• _WHAT THE TASK ASKS_
Write out each line exactly as it stands, please.

▬▬▬

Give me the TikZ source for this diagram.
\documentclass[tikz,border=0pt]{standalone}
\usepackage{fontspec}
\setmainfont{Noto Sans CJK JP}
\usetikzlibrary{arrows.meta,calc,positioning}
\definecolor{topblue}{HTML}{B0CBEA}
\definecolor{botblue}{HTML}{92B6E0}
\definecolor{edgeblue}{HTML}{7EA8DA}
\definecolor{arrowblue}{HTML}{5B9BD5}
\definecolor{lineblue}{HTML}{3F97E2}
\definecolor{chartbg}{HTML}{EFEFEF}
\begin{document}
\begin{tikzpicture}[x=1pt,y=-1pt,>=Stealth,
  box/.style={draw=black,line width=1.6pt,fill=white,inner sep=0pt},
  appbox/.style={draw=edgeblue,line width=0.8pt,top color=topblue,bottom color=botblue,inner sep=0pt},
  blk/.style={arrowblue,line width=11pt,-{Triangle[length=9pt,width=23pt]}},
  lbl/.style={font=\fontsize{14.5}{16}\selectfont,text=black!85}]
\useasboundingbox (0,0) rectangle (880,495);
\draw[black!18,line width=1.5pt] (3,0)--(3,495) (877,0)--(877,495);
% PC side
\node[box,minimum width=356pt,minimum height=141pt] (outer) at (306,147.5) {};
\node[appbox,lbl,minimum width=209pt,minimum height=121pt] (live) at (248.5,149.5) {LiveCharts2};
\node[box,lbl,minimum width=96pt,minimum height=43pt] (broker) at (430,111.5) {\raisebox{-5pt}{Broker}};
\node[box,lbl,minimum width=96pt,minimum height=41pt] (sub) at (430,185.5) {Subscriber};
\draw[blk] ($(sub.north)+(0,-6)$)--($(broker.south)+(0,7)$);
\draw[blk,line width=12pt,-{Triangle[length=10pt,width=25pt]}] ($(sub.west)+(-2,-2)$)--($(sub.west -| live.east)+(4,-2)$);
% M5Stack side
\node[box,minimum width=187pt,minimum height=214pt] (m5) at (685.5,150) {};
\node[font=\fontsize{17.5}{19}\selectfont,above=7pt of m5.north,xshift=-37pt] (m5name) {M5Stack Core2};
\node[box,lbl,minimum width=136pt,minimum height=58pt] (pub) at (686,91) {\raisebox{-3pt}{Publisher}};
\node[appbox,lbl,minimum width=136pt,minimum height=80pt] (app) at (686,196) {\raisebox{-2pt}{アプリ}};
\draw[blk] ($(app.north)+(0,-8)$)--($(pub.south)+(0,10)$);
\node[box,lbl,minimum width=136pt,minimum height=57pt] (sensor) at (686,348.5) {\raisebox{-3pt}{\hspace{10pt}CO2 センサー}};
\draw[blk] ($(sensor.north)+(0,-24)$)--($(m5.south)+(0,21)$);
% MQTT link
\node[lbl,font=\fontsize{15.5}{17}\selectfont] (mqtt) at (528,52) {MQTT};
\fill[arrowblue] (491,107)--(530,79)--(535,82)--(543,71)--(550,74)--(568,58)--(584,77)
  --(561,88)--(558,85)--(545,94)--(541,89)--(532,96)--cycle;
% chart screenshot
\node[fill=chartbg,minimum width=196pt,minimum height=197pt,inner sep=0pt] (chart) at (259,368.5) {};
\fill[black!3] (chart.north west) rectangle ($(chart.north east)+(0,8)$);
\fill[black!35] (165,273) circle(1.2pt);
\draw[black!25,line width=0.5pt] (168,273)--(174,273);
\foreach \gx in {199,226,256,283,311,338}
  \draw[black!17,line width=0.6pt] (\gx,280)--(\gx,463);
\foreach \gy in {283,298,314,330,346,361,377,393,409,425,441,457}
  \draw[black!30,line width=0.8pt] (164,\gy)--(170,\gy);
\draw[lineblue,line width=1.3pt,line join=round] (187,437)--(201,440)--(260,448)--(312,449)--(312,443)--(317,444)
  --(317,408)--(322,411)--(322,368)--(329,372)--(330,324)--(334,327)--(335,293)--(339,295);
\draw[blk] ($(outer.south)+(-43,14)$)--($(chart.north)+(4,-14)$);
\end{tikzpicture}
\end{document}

▬▬▬

• _SOLUTION FOR THIS EXERCISE_
Give me the TikZ source for this diagram.
\documentclass[tikz,border=0pt]{standalone}
\usepackage{fontspec}
\setmainfont{Noto Sans CJK JP}
\usetikzlibrary{arrows.meta,calc,positioning}
\definecolor{topblue}{HTML}{B0CBEA}
\definecolor{botblue}{HTML}{92B6E0}
\definecolor{edgeblue}{HTML}{7EA8DA}
\definecolor{arrowblue}{HTML}{5B9BD5}
\definecolor{lineblue}{HTML}{3F97E2}
\definecolor{chartbg}{HTML}{EFEFEF}
\begin{document}
\begin{tikzpicture}[x=1pt,y=-1pt,>=Stealth,
  box/.style={draw=black,line width=1.6pt,fill=white,inner sep=0pt},
  appbox/.style={draw=edgeblue,line width=0.8pt,top color=topblue,bottom color=botblue,inner sep=0pt},
  blk/.style={arrowblue,line width=11pt,-{Triangle[length=9pt,width=23pt]}},
  lbl/.style={font=\fontsize{14.5}{16}\selectfont,text=black!85}]
\useasboundingbox (0,0) rectangle (880,495);
\draw[black!18,line width=1.5pt] (3,0)--(3,495) (877,0)--(877,495);
% PC side
\node[box,minimum width=356pt,minimum height=141pt] (outer) at (306,147.5) {};
\node[appbox,lbl,minimum width=209pt,minimum height=121pt] (live) at (248.5,149.5) {LiveCharts2};
\node[box,lbl,minimum width=96pt,minimum height=43pt] (broker) at (430,111.5) {\raisebox{-5pt}{Broker}};
\node[box,lbl,minimum width=96pt,minimum height=41pt] (sub) at (430,185.5) {Subscriber};
\draw[blk] ($(sub.north)+(0,-6)$)--($(broker.south)+(0,7)$);
\draw[blk,line width=12pt,-{Triangle[length=10pt,width=25pt]}] ($(sub.west)+(-2,-2)$)--($(sub.west -| live.east)+(4,-2)$);
% M5Stack side
\node[box,minimum width=187pt,minimum height=214pt] (m5) at (685.5,150) {};
\node[font=\fontsize{17.5}{19}\selectfont,above=7pt of m5.north,xshift=-37pt] (m5name) {M5Stack Core2};
\node[box,lbl,minimum width=136pt,minimum height=58pt] (pub) at (686,91) {\raisebox{-3pt}{Publisher}};
\node[appbox,lbl,minimum width=136pt,minimum height=80pt] (app) at (686,196) {\raisebox{-2pt}{アプリ}};
\draw[blk] ($(app.north)+(0,-8)$)--($(pub.south)+(0,10)$);
\node[box,lbl,minimum width=136pt,minimum height=57pt] (sensor) at (686,348.5) {\raisebox{-3pt}{\hspace{10pt}CO2 センサー}};
\draw[blk] ($(sensor.north)+(0,-24)$)--($(m5.south)+(0,21)$);
% MQTT link
\node[lbl,font=\fontsize{15.5}{17}\selectfont] (mqtt) at (528,52) {MQTT};
\fill[arrowblue] (491,107)--(530,79)--(535,82)--(543,71)--(550,74)--(568,58)--(584,77)
  --(561,88)--(558,85)--(545,94)--(541,89)--(532,96)--cycle;
% chart screenshot
\node[fill=chartbg,minimum width=196pt,minimum height=197pt,inner sep=0pt] (chart) at (259,368.5) {};
\fill[black!3] (chart.north west) rectangle ($(chart.north east)+(0,8)$);
\fill[black!35] (165,273) circle(1.2pt);
\draw[black!25,line width=0.5pt] (168,273)--(174,273);
\foreach \gx in {199,226,256,283,311,338}
  \draw[black!17,line width=0.6pt] (\gx,280)--(\gx,463);
\foreach \gy in {283,298,314,330,346,361,377,393,409,425,441,457}
  \draw[black!30,line width=0.8pt] (164,\gy)--(170,\gy);
\draw[lineblue,line width=1.3pt,line join=round] (187,437)--(201,440)--(260,448)--(312,449)--(312,443)--(317,444)
  --(317,408)--(322,411)--(322,368)--(329,372)--(330,324)--(334,327)--(335,293)--(339,295);
\draw[blk] ($(outer.south)+(-43,14)$)--($(chart.north)+(4,-14)$);
\end{tikzpicture}
\end{document}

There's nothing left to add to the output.